** Begin Recorded data **

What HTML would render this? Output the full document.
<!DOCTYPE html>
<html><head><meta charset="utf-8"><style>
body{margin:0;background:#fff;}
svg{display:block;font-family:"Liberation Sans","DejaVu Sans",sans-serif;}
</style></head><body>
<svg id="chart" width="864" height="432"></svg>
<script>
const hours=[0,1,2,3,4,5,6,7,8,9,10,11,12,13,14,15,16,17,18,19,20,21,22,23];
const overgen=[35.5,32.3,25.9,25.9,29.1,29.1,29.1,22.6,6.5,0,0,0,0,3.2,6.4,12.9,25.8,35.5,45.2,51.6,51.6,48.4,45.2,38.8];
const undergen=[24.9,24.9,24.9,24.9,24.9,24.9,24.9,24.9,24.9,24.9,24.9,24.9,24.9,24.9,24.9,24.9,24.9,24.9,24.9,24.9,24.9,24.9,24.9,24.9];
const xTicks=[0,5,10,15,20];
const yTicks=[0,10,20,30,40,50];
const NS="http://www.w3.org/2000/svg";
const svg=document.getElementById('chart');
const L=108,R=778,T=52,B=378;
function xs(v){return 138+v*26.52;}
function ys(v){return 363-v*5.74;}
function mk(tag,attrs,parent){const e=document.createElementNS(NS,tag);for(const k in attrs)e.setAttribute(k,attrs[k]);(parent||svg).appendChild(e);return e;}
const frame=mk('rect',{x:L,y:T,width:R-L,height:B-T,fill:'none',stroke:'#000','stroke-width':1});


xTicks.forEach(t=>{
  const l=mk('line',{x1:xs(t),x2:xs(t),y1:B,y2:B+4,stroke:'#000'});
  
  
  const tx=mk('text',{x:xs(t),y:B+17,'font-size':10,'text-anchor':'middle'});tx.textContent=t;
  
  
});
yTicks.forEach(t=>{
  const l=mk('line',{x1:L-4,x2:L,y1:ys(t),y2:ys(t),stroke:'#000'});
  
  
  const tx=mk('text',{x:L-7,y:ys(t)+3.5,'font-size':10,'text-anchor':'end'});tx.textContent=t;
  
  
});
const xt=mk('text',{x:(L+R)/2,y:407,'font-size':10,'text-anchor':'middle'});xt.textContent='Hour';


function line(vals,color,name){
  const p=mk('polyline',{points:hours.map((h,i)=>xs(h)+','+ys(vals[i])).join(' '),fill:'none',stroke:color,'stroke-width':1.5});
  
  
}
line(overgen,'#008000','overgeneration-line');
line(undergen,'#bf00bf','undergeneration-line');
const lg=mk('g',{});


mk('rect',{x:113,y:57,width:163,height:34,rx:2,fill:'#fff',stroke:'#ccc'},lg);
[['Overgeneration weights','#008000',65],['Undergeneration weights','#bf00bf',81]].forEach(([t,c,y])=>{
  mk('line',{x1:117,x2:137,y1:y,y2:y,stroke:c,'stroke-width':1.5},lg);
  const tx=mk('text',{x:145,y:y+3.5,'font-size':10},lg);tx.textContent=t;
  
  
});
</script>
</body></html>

** End Recorded data **

*Task requirements:*
Copy out the whole listing exactly as written.

*Expected answer:*
What HTML would render this? Output the full document.
<!DOCTYPE html>
<html><head><meta charset="utf-8"><style>
body{margin:0;background:#fff;}
svg{display:block;font-family:"Liberation Sans","DejaVu Sans",sans-serif;}
</style></head><body>
<svg id="chart" width="864" height="432"></svg>
<script>
const hours=[0,1,2,3,4,5,6,7,8,9,10,11,12,13,14,15,16,17,18,19,20,21,22,23];
const overgen=[35.5,32.3,25.9,25.9,29.1,29.1,29.1,22.6,6.5,0,0,0,0,3.2,6.4,12.9,25.8,35.5,45.2,51.6,51.6,48.4,45.2,38.8];
const undergen=[24.9,24.9,24.9,24.9,24.9,24.9,24.9,24.9,24.9,24.9,24.9,24.9,24.9,24.9,24.9,24.9,24.9,24.9,24.9,24.9,24.9,24.9,24.9,24.9];
const xTicks=[0,5,10,15,20];
const yTicks=[0,10,20,30,40,50];
const NS="http://www.w3.org/2000/svg";
const svg=document.getElementById('chart');
const L=108,R=778,T=52,B=378;
function xs(v){return 138+v*26.52;}
function ys(v){return 363-v*5.74;}
function mk(tag,attrs,parent){const e=document.createElementNS(NS,tag);for(const k in attrs)e.setAttribute(k,attrs[k]);(parent||svg).appendChild(e);return e;}
const frame=mk('rect',{x:L,y:T,width:R-L,height:B-T,fill:'none',stroke:'#000','stroke-width':1});


xTicks.forEach(t=>{
  const l=mk('line',{x1:xs(t),x2:xs(t),y1:B,y2:B+4,stroke:'#000'});
  
  
  const tx=mk('text',{x:xs(t),y:B+17,'font-size':10,'text-anchor':'middle'});tx.textContent=t;
  
  
});
yTicks.forEach(t=>{
  const l=mk('line',{x1:L-4,x2:L,y1:ys(t),y2:ys(t),stroke:'#000'});
  
  
  const tx=mk('text',{x:L-7,y:ys(t)+3.5,'font-size':10,'text-anchor':'end'});tx.textContent=t;
  
  
});
const xt=mk('text',{x:(L+R)/2,y:407,'font-size':10,'text-anchor':'middle'});xt.textContent='Hour';


function line(vals,color,name){
  const p=mk('polyline',{points:hours.map((h,i)=>xs(h)+','+ys(vals[i])).join(' '),fill:'none',stroke:color,'stroke-width':1.5});
  
  
}
line(overgen,'#008000','overgeneration-line');
line(undergen,'#bf00bf','undergeneration-line');
const lg=mk('g',{});


mk('rect',{x:113,y:57,width:163,height:34,rx:2,fill:'#fff',stroke:'#ccc'},lg);
[['Overgeneration weights','#008000',65],['Undergeneration weights','#bf00bf',81]].forEach(([t,c,y])=>{
  mk('line',{x1:117,x2:137,y1:y,y2:y,stroke:c,'stroke-width':1.5},lg);
  const tx=mk('text',{x:145,y:y+3.5,'font-size':10},lg);tx.textContent=t;
  
  
});
</script>
</body></html>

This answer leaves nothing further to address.